The right to vote, or the right of suffrage, is conferred by the state, being usually prescribed in the state constitution, subject to the provision of the Federal Constitution that the right of citizens to vote shall not be denied or abridged on account of race, color, or previous condition of servitude. This clause of the Federal Constitution seems to imply that the suffrage is one of the normal rights of citizenship, but the states have not generally recognized it as such. In the beginning, as has been shown, the original states conferred the suffrage on grounds of political expediency, jealously withholding it from those deemed incapable of exercising the franchise to the common advantage. This attitude was quaintly expressed in the constitution of Vermont (1777), which stipulated that every freeman might vote "who has a sufficient interest in the community." The evidence of sufficient interest chiefly required in the original states was the possession of a certain amount of property. Jefferson, writing shortly after the Revolution, declared that these requirements were too severe, pointing out that in Virginia they disfranchised the majority of the able-bodied men in the state. Thus dissatisfaction with the qualifications for the suffrage existed at the very beginning of the constitutional history of the states, and dissatisfaction of one sort or another has persisted until the present.

There have been two conflicting tendencies in the development of the qualifications for the suffrage. On the one hand, the belief in the natural nobility of man, or in equal rights, as the phrase ran, leads easily to the conviction that the right to vote should be included among those to which men are by nature entitled. If all men are "equal," particularly if they have an equal right to the pursuit of happiness, and if the electoral franchise is an important means of engaging in such a pursuit, then all men

should have an equal right to vote. The theory of natural rights was supported by more practical considerations, such as the injustice of withholding the vote from landless and even moneyless artisans and craftsmen who nevertheless help support the government by the payment of taxes, directly or indirectly, and defend it by bearing arms. These considerations were reënforced by the conditions of life in most parts of the Union, especially upon the Western frontier. Social democracy on the frontier inevitably gave rise to political democracy, and the same result was facilitated in the older parts of the Union by the competition of parties for popular support. Before the close of the eighteenth century Vermont, Kentucky, and Tennessee came into the Union with the principle of manhood suffrage practically established, if not explicitly recognized, in their constitutions. The states of the old Northwest and Southwest, entering the Union early in the nineteenth century, often included in their electorates not only all adult white male citizens, native and naturalized, but also aliens, even those who had not declared their intention to become naturalized. The original states were slower to adopt the principle of manhood suffrage, and less inclined to grant the franchise to foreign-born males who had not been admitted to citizenship. Massachusetts, however, extended the suffrage to all poll-taxpaying citizens in 1820; New York broadened the franchise in 1821 and established manhood suffrage for white male citizens in 1826; Virginia did likewise in 1830 and 1850, respectively. Rhode Island was the only state in which resistance to the extension of the suffrage led to violence. There, after the suppression of Dorr's rebellion, the new constitution of 1842 put an end to property qualifications in the election of state officers. With the triumph of the advocates of equal suffrage for adult male citizens of the white race the principle of manhood suffrage, so-called, was regarded as established in the American states.
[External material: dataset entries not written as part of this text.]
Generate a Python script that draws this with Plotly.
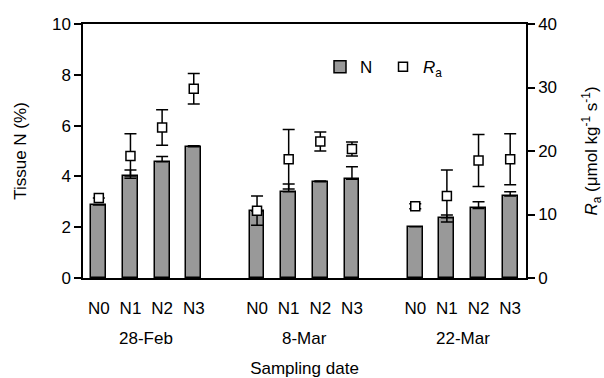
import plotly.graph_objects as go

dates = ["28-Feb", "8-Mar", "22-Mar"]
treatments = ["N0", "N1", "N2", "N3"]

tissue_n = [[2.87, 4.02, 4.58, 5.17],
            [2.64, 3.40, 3.79, 3.89],
            [2.02, 2.37, 2.74, 3.23]]
tissue_n_err = [[0.0, 0.23, 0.20, 0.04],
                [0.0, 0.30, 0.03, 0.49],
                [0.0, 0.11, 0.26, 0.17]]

ra = [[12.6, 19.2, 23.7, 29.8],
      [10.6, 18.7, 21.5, 20.3],
      [11.3, 12.9, 18.5, 18.7]]
ra_err = [[0.0, 3.5, 2.8, 2.4],
          [2.3, 4.7, 1.5, 1.1],
          [0.4, 4.1, 4.1, 4.0]]

# slot layout: 4 treatments per date, one empty slot between dates
xs, ticktext, n_vals, n_errs, ra_vals, ra_errs = [], [], [], [], [], []
for g, d in enumerate(dates):
    for i, t in enumerate(treatments):
        xs.append(g * (len(treatments) + 1) + i)
        ticktext.append(t)
        n_vals.append(tissue_n[g][i])
        n_errs.append(tissue_n_err[g][i])
        ra_vals.append(ra[g][i])
        ra_errs.append(ra_err[g][i])

FONT = "Liberation Sans, Arial, sans-serif"
FS = 17
TXT = dict(size=FS, color="black", family=FONT)

fig = go.Figure()
fig.add_trace(go.Bar(
    x=xs, y=n_vals, name="N", width=0.47,
    marker=dict(color="#999999", line=dict(color="black", width=1.5)),
    error_y=dict(type="data", array=n_errs, arrayminus=[0] * len(n_errs),
                 symmetric=False, color="black", thickness=1.5, width=6),
))
fig.add_trace(go.Scatter(
    x=xs, y=ra_vals, name="<i>R</i><sub>a</sub>", yaxis="y2", mode="markers",
    marker=dict(symbol="square", size=9, color="white",
                line=dict(color="black", width=1.5)),
    error_y=dict(type="data", array=ra_errs, color="black", thickness=1.5, width=6),
))

for g, d in enumerate(dates):
    fig.add_annotation(
        x=g * (len(treatments) + 1) + (len(treatments) - 1) / 2, xref="x",
        y=0, yref="paper", yanchor="middle", yshift=-60,
        text=d, showarrow=False, font=TXT)

fig.update_layout(
    width=604, height=378,
    margin=dict(l=83, r=78, t=24, b=100, autoexpand=False),
    paper_bgcolor="white", plot_bgcolor="white",
    font=TXT,
    showlegend=True,
    legend=dict(orientation="h", x=0.535, y=0.83, xanchor="left", yanchor="middle",
                bgcolor="rgba(0,0,0,0)", font=TXT,
                entrywidth=18, entrywidthmode="pixels", itemwidth=30),
    bargap=0,
    xaxis=dict(
        range=[-0.5, 13.5], tickvals=xs, ticktext=ticktext, ticks="",
        showgrid=False, zeroline=False, showline=True, linecolor="black",
        linewidth=1.5, mirror=True, tickfont=TXT,
        ticklabelstandoff=14,
        title=dict(text="Sampling date", standoff=47, font=TXT),
    ),
    yaxis=dict(
        range=[0, 10], dtick=2, ticks="outside", ticklen=7, tickwidth=1.5,
        tickcolor="black", showgrid=False, zeroline=False, showline=True,
        linecolor="black", linewidth=1.5, tickfont=TXT,
        title=dict(text="Tissue N (%)", standoff=21, font=TXT),
    ),
    yaxis2=dict(
        range=[0, 40], dtick=10, overlaying="y", side="right", ticks="outside",
        ticklen=7, tickwidth=1.5, tickcolor="black", showgrid=False,
        zeroline=False, showline=True, linecolor="black", linewidth=1.5,
        tickfont=TXT,
        title=dict(text="<i>R</i><sub>a</sub> (μmol kg<sup>-1</sup> s<sup>-1</sup>)",
                   standoff=29, font=TXT),
    ),
)

fig.write_html("out.html")
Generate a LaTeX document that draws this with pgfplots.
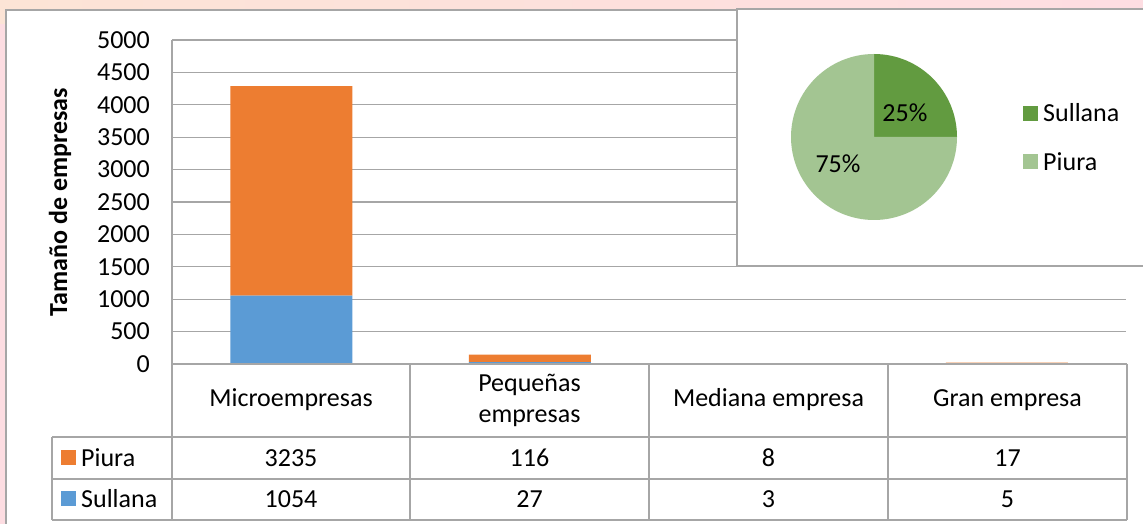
\documentclass[border=0pt]{standalone}
\usepackage{fontspec}
\setmainfont{Carlito}
\usepackage{pgfplots}
\pgfplotsset{compat=1.18}
\definecolor{piura}{HTML}{ED7D31}
\definecolor{sullana}{HTML}{5B9BD5}
\definecolor{pieS}{HTML}{629B40}
\definecolor{pieP}{HTML}{A3C592}
\definecolor{gridc}{HTML}{A6A6A6}
\definecolor{peach}{HTML}{FCE4D6}
\definecolor{pinkbg}{HTML}{FDDDE2}
\newcommand\cf{\fontsize{26}{31}\selectfont}
\begin{document}
\begin{tikzpicture}[x=1pt,y=1pt]
\useasboundingbox (0,0) rectangle (1143,524);
\fill[pinkbg] (0,0) rectangle (1143,524);
\shade[left color=peach, right color=pinkbg] (0,500) rectangle (1143,524);
\fill[white] (6,0) rectangle (1143,514);
\draw[gridc, line width=1.2pt] (6,0) -- (6,514) -- (1143,514);
\begin{axis}[at={(172pt,160pt)}, anchor=south west, scale only axis,
  width=954pt, height=324pt, xmin=-0.5, xmax=3.5, ymin=0, ymax=5000,
  ytick={0,500,...,5000}, xtick=\empty, ybar stacked, bar width=122pt,
  ymajorgrids, grid style={gridc, line width=1.2pt},
  axis x line=none, axis y line*=left,
  axis line style={-, gridc, line width=1.2pt},
  major tick length=0pt,
  yticklabel style={font=\cf, anchor=east, inner sep=0pt, xshift=-22pt},
  /pgf/number format/1000 sep={}, /pgf/number format/assume math mode=true,
  ylabel={\bfseries Tamaño de empresas},
  every axis y label/.style={at={(axis description cs:-0.1174,0.5)}, rotate=90, anchor=center, font=\cf},
  clip=false]
\addplot[fill=sullana, draw=none] coordinates {(0,1054) (1,27) (2,3) (3,5)};
\addplot[fill=piura, draw=none] coordinates {(0,3235) (1,116) (2,8) (3,17)};
\end{axis}
% data table
\begin{scope}[gridc, line width=1.2pt]
\draw (172,160) -- (1127,160);
\draw (52,87) -- (1127,87);
\draw (52,45) -- (1127,45);
\draw (52,4) -- (1127,4);
\draw (52,87) -- (52,4);
\draw (172,160) -- (172,4);
\draw (410,160) -- (410,4);
\draw (649,160) -- (649,4);
\draw (888,160) -- (888,4);
\draw (1127,160) -- (1127,4);
\end{scope}
\begin{scope}[every node/.style={font=\cf, inner sep=0pt}]
\node at (291,124) {Microempresas};
\node[align=center] at (529.5,124) {Pequeñas\\empresas};
\node at (768.5,124) {Mediana empresa};
\node at (1007.5,124) {Gran empresa};
\node at (291,66) {3235};
\node at (529.5,66) {116};
\node at (768.5,66) {8};
\node at (1007.5,66) {17};
\node at (291,25) {1054};
\node at (529.5,25) {27};
\node at (768.5,25) {3};
\node at (1007.5,25) {5};
\fill[piura] (61,59) rectangle (76,74);
\fill[sullana] (61,18) rectangle (76,33);
\node[anchor=west] at (81,66) {Piura};
\node[anchor=west] at (81,25) {Sullana};
\end{scope}
% pie inset
\fill[white] (737,258) rectangle (1150,515);
\draw[gridc, line width=1.2pt] (737,258) rectangle (1150,515);
\begin{axis}[at={(791pt,304pt)}, anchor=south west, scale only axis,
  width=166pt, height=166pt, xmin=-1, xmax=1, ymin=-1, ymax=1, hide axis, clip=false]
\fill[pieS] (axis cs:0,0) -- (axis cs:0,1) arc[start angle=90, end angle=0, radius=83pt] -- cycle;
\fill[pieP] (axis cs:0,0) -- (axis cs:1,0) arc[start angle=0, end angle=-270, radius=83pt] -- cycle;
\node[font=\cf, inner sep=0pt] at (axis cs:0.373,0.289) {25\%};
\node[font=\cf, inner sep=0pt] at (axis cs:-0.434,-0.325) {75\%};
\end{axis}
\fill[pieS] (1023,403) rectangle (1038,418);
\fill[pieP] (1023,355) rectangle (1038,370);
\node[font=\cf, inner sep=0pt, anchor=west] at (1043,411) {Sullana};
\node[font=\cf, inner sep=0pt, anchor=west] at (1043,362) {Piura};
\end{tikzpicture}
\end{document}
The negro was not brought within the scope of the principle of manhood suffrage without a more serious struggle. Originally duly qualified negroes were permitted to vote in five of the thirteen states, Massachusetts, New Hampshire, New York, New Jersey, and North Carolina. Subsequently New York, when abolishing the property qualifications for the franchise, provided that the new qualifications should apply to the white

race only, leaving the property qualifications in effect for negroes, and New Jersey and North Carolina deprived the negroes of their votes altogether.1 The only new states which granted the franchise in any form to negroes were Vermont, Kentucky, Tennessee, and Maine, and two of these presently took the vote away again. None of the old states except Rhode Island extended the vote to the negro until after the close of the Civil War. Indeed there was no demand for negro suffrage, and manhood suffrage became universally restricted to whites, outside of New England. In 1867, after the issue of negro suffrage had been raised in connection with the reconstruction of the southern states, the people of Minnesota refused by a close vote to strike the word "white" from the article of the constitution relating to the suffrage, and in the following year the people of New York refused to remove the property qualifications from colored voters. The word "white" still remains in the constitutions of four states, Kansas, Maryland, Ohio, and Oregon, a relic of the ante-bellum discrimination against the negro with respect to the suffrage, and even as lately as 1912 the people of Ohio refused to strike the word out. In 1870, however, equal suffrage for negroes was established throughout the United States by the adoption of the fifteenth amendment to the Federal Constitution.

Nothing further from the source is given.